▶ **Extracted entries**

BEGIN

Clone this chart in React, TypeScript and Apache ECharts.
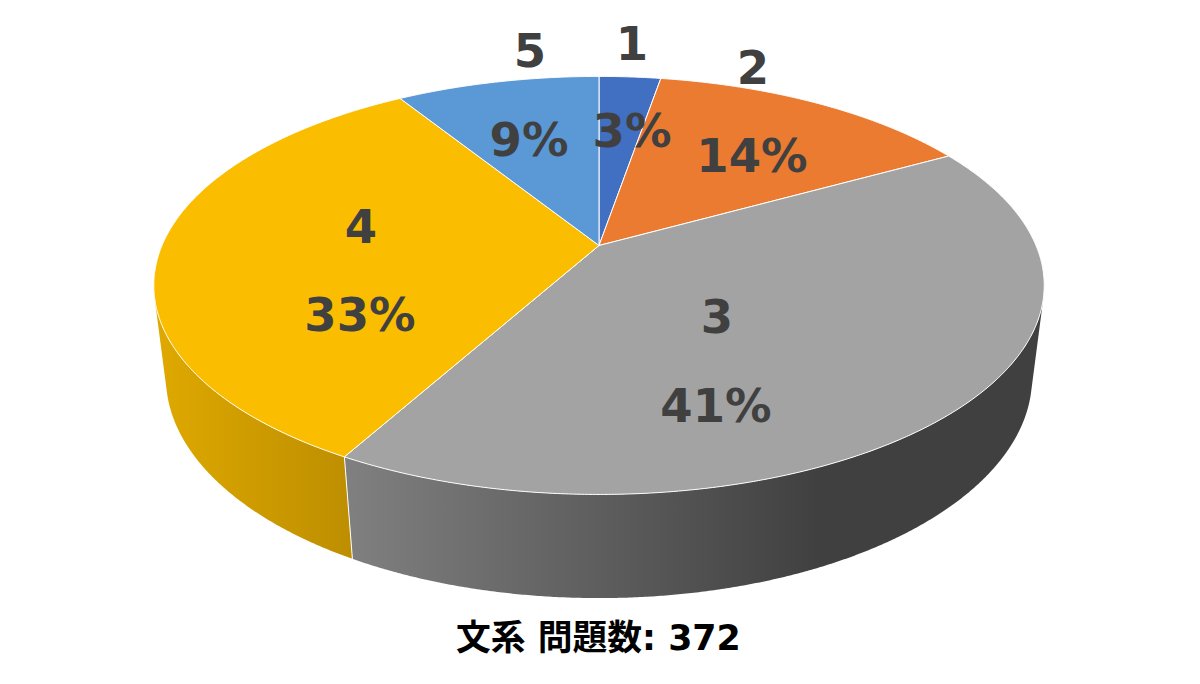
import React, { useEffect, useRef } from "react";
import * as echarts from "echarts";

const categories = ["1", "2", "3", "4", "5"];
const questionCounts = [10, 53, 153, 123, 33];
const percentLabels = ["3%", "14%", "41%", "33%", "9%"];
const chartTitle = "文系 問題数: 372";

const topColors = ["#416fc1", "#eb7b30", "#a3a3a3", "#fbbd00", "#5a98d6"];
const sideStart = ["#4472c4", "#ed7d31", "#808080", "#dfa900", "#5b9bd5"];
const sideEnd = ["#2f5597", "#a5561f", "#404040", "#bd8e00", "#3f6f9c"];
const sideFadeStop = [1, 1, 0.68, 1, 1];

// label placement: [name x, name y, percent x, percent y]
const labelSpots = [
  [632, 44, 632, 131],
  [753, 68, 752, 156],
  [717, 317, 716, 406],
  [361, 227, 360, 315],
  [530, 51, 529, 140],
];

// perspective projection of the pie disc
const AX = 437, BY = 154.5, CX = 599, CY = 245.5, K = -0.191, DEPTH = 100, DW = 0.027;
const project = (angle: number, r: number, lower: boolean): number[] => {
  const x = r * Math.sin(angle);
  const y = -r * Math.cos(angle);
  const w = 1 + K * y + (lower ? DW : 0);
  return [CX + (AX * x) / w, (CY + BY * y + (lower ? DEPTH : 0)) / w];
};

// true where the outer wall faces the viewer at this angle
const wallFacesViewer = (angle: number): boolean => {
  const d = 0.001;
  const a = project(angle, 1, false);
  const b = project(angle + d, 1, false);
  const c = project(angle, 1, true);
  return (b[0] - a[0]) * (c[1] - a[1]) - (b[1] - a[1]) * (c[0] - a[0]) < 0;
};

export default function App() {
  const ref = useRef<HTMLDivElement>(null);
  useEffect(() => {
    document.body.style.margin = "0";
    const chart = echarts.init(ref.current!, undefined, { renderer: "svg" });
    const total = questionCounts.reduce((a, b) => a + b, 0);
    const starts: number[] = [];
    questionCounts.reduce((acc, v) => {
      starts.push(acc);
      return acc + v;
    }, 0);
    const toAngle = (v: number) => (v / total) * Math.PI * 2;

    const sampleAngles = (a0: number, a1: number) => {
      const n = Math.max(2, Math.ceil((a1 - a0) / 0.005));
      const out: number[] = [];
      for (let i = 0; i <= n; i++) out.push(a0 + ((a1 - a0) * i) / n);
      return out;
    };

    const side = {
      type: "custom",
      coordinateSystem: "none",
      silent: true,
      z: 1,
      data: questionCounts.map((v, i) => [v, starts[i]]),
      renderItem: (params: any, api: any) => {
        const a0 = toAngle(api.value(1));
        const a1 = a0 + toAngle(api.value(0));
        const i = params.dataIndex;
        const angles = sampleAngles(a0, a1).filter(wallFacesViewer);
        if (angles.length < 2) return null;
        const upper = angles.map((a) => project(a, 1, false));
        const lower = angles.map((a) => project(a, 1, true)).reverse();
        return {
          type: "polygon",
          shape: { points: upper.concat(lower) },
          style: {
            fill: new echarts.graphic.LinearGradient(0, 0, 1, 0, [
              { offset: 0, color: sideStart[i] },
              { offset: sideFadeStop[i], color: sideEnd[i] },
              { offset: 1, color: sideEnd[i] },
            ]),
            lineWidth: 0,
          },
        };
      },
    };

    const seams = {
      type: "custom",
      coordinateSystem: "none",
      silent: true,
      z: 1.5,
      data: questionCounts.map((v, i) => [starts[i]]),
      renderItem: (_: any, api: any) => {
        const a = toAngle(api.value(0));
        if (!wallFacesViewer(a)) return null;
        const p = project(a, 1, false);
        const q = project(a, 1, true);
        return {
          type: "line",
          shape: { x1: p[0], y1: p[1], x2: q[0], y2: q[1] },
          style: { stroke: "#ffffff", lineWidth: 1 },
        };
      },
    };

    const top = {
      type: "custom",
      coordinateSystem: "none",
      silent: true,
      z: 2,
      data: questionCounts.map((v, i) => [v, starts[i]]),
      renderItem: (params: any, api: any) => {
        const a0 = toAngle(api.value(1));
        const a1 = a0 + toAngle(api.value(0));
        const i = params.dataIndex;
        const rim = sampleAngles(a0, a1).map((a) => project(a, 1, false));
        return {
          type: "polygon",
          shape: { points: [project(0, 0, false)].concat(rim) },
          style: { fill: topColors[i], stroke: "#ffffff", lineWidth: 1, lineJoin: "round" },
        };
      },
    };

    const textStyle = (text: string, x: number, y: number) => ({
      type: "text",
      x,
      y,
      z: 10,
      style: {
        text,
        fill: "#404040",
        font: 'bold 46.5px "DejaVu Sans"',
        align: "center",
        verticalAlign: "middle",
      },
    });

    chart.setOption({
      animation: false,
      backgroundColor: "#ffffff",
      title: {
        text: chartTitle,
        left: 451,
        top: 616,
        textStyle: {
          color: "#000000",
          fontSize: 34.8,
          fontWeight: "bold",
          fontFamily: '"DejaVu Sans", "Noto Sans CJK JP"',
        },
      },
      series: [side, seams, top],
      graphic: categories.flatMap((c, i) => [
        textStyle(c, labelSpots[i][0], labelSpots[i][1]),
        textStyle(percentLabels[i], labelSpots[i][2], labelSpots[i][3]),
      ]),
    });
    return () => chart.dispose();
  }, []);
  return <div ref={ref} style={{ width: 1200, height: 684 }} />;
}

END
BEGIN

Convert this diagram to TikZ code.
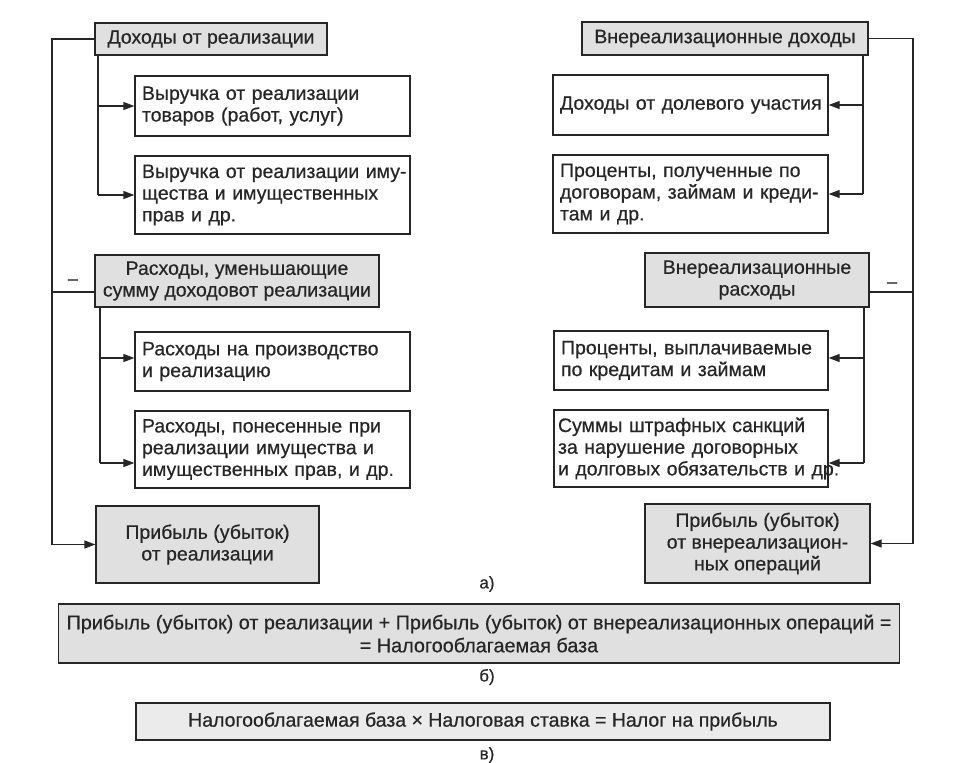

END

Repeat the lines between those holding "Clone this chart" and "import * as", inclusive. Pictures stay out.

▶ **Answer to this exercise**
Clone this chart in React, TypeScript and Apache ECharts.
import React, { useEffect, useRef } from "react";
import * as echarts from "echarts";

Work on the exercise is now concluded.